- What you will do
Restate the data word for word and leave the images out.

- Given data
########################################
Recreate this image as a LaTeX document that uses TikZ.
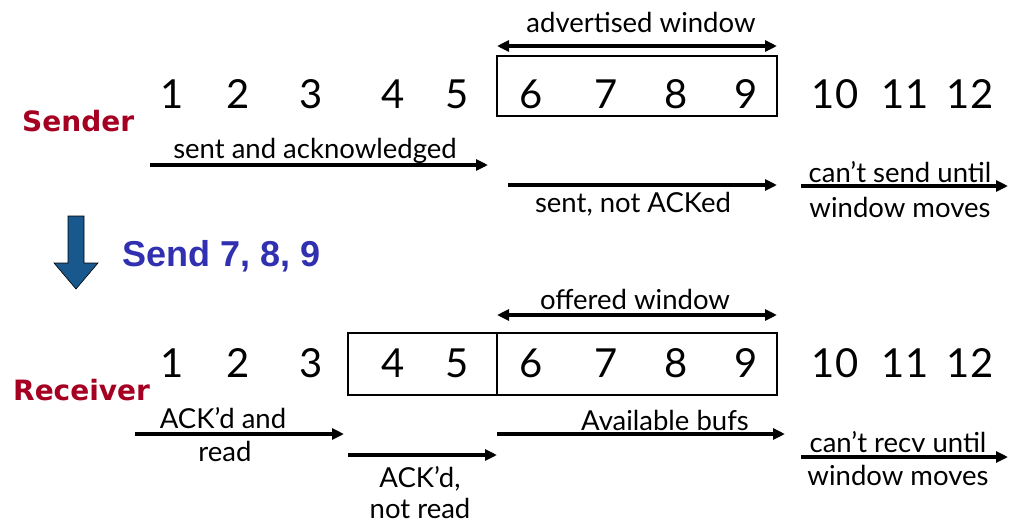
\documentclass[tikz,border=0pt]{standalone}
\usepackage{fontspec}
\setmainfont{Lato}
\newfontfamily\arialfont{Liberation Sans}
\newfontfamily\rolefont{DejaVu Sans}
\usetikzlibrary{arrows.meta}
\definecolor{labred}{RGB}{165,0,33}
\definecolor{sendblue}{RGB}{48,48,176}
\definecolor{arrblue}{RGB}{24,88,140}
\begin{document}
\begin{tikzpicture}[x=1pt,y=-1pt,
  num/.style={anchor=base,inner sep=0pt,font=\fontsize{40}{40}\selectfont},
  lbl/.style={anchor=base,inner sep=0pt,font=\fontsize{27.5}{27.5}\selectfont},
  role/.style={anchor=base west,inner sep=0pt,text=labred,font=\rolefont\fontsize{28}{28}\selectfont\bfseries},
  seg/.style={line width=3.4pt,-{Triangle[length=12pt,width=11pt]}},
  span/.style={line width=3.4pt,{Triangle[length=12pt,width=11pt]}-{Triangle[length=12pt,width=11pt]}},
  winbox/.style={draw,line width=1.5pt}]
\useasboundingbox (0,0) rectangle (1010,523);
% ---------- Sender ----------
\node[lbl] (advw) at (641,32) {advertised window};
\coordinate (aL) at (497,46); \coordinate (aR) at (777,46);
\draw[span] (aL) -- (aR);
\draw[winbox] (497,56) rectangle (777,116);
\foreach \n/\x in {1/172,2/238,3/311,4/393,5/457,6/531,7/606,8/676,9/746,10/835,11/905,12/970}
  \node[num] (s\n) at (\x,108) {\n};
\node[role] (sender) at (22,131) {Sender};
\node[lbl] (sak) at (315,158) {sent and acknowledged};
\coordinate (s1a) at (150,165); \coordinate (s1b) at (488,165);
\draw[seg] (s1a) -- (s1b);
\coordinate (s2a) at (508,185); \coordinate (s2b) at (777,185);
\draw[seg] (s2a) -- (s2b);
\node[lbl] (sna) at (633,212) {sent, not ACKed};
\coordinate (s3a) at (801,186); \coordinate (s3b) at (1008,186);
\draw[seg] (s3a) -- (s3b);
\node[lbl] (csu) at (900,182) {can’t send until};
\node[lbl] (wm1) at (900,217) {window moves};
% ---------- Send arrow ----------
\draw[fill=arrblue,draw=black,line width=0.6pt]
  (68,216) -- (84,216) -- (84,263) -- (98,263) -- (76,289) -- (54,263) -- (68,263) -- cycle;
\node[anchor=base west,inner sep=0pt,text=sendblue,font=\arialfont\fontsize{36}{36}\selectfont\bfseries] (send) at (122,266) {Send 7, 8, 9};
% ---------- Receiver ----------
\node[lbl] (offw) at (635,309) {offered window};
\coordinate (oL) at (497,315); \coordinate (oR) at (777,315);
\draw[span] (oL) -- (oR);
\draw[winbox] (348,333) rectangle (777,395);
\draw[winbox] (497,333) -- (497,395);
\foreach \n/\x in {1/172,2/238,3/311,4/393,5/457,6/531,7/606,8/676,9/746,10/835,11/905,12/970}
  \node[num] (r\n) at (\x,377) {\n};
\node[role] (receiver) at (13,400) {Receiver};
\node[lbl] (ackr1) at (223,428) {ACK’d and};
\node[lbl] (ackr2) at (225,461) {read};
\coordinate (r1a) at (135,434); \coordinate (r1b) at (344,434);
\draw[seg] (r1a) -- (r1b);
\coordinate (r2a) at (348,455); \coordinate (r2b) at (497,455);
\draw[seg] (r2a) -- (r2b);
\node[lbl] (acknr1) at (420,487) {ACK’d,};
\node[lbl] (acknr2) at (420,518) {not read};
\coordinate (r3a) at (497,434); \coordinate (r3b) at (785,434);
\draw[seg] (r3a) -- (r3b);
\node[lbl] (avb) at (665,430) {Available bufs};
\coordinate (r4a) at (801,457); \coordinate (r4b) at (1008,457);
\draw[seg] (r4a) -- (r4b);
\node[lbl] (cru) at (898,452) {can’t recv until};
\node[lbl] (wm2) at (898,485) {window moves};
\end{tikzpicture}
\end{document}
########################################
- Answer to the problem
Recreate this image as a LaTeX document that uses TikZ.
\documentclass[tikz,border=0pt]{standalone}
\usepackage{fontspec}
\setmainfont{Lato}
\newfontfamily\arialfont{Liberation Sans}
\newfontfamily\rolefont{DejaVu Sans}
\usetikzlibrary{arrows.meta}
\definecolor{labred}{RGB}{165,0,33}
\definecolor{sendblue}{RGB}{48,48,176}
\definecolor{arrblue}{RGB}{24,88,140}
\begin{document}
\begin{tikzpicture}[x=1pt,y=-1pt,
  num/.style={anchor=base,inner sep=0pt,font=\fontsize{40}{40}\selectfont},
  lbl/.style={anchor=base,inner sep=0pt,font=\fontsize{27.5}{27.5}\selectfont},
  role/.style={anchor=base west,inner sep=0pt,text=labred,font=\rolefont\fontsize{28}{28}\selectfont\bfseries},
  seg/.style={line width=3.4pt,-{Triangle[length=12pt,width=11pt]}},
  span/.style={line width=3.4pt,{Triangle[length=12pt,width=11pt]}-{Triangle[length=12pt,width=11pt]}},
  winbox/.style={draw,line width=1.5pt}]
\useasboundingbox (0,0) rectangle (1010,523);
% ---------- Sender ----------
\node[lbl] (advw) at (641,32) {advertised window};
\coordinate (aL) at (497,46); \coordinate (aR) at (777,46);
\draw[span] (aL) -- (aR);
\draw[winbox] (497,56) rectangle (777,116);
\foreach \n/\x in {1/172,2/238,3/311,4/393,5/457,6/531,7/606,8/676,9/746,10/835,11/905,12/970}
  \node[num] (s\n) at (\x,108) {\n};
\node[role] (sender) at (22,131) {Sender};
\node[lbl] (sak) at (315,158) {sent and acknowledged};
\coordinate (s1a) at (150,165); \coordinate (s1b) at (488,165);
\draw[seg] (s1a) -- (s1b);
\coordinate (s2a) at (508,185); \coordinate (s2b) at (777,185);
\draw[seg] (s2a) -- (s2b);
\node[lbl] (sna) at (633,212) {sent, not ACKed};
\coordinate (s3a) at (801,186); \coordinate (s3b) at (1008,186);
\draw[seg] (s3a) -- (s3b);
\node[lbl] (csu) at (900,182) {can’t send until};
\node[lbl] (wm1) at (900,217) {window moves};
% ---------- Send arrow ----------
\draw[fill=arrblue,draw=black,line width=0.6pt]
  (68,216) -- (84,216) -- (84,263) -- (98,263) -- (76,289) -- (54,263) -- (68,263) -- cycle;
\node[anchor=base west,inner sep=0pt,text=sendblue,font=\arialfont\fontsize{36}{36}\selectfont\bfseries] (send) at (122,266) {Send 7, 8, 9};
% ---------- Receiver ----------
\node[lbl] (offw) at (635,309) {offered window};
\coordinate (oL) at (497,315); \coordinate (oR) at (777,315);
\draw[span] (oL) -- (oR);
\draw[winbox] (348,333) rectangle (777,395);
\draw[winbox] (497,333) -- (497,395);
\foreach \n/\x in {1/172,2/238,3/311,4/393,5/457,6/531,7/606,8/676,9/746,10/835,11/905,12/970}
  \node[num] (r\n) at (\x,377) {\n};
\node[role] (receiver) at (13,400) {Receiver};
\node[lbl] (ackr1) at (223,428) {ACK’d and};
\node[lbl] (ackr2) at (225,461) {read};
\coordinate (r1a) at (135,434); \coordinate (r1b) at (344,434);
\draw[seg] (r1a) -- (r1b);
\coordinate (r2a) at (348,455); \coordinate (r2b) at (497,455);
\draw[seg] (r2a) -- (r2b);
\node[lbl] (acknr1) at (420,487) {ACK’d,};
\node[lbl] (acknr2) at (420,518) {not read};
\coordinate (r3a) at (497,434); \coordinate (r3b) at (785,434);
\draw[seg] (r3a) -- (r3b);
\node[lbl] (avb) at (665,430) {Available bufs};
\coordinate (r4a) at (801,457); \coordinate (r4b) at (1008,457);
\draw[seg] (r4a) -- (r4b);
\node[lbl] (cru) at (898,452) {can’t recv until};
\node[lbl] (wm2) at (898,485) {window moves};
\end{tikzpicture}
\end{document}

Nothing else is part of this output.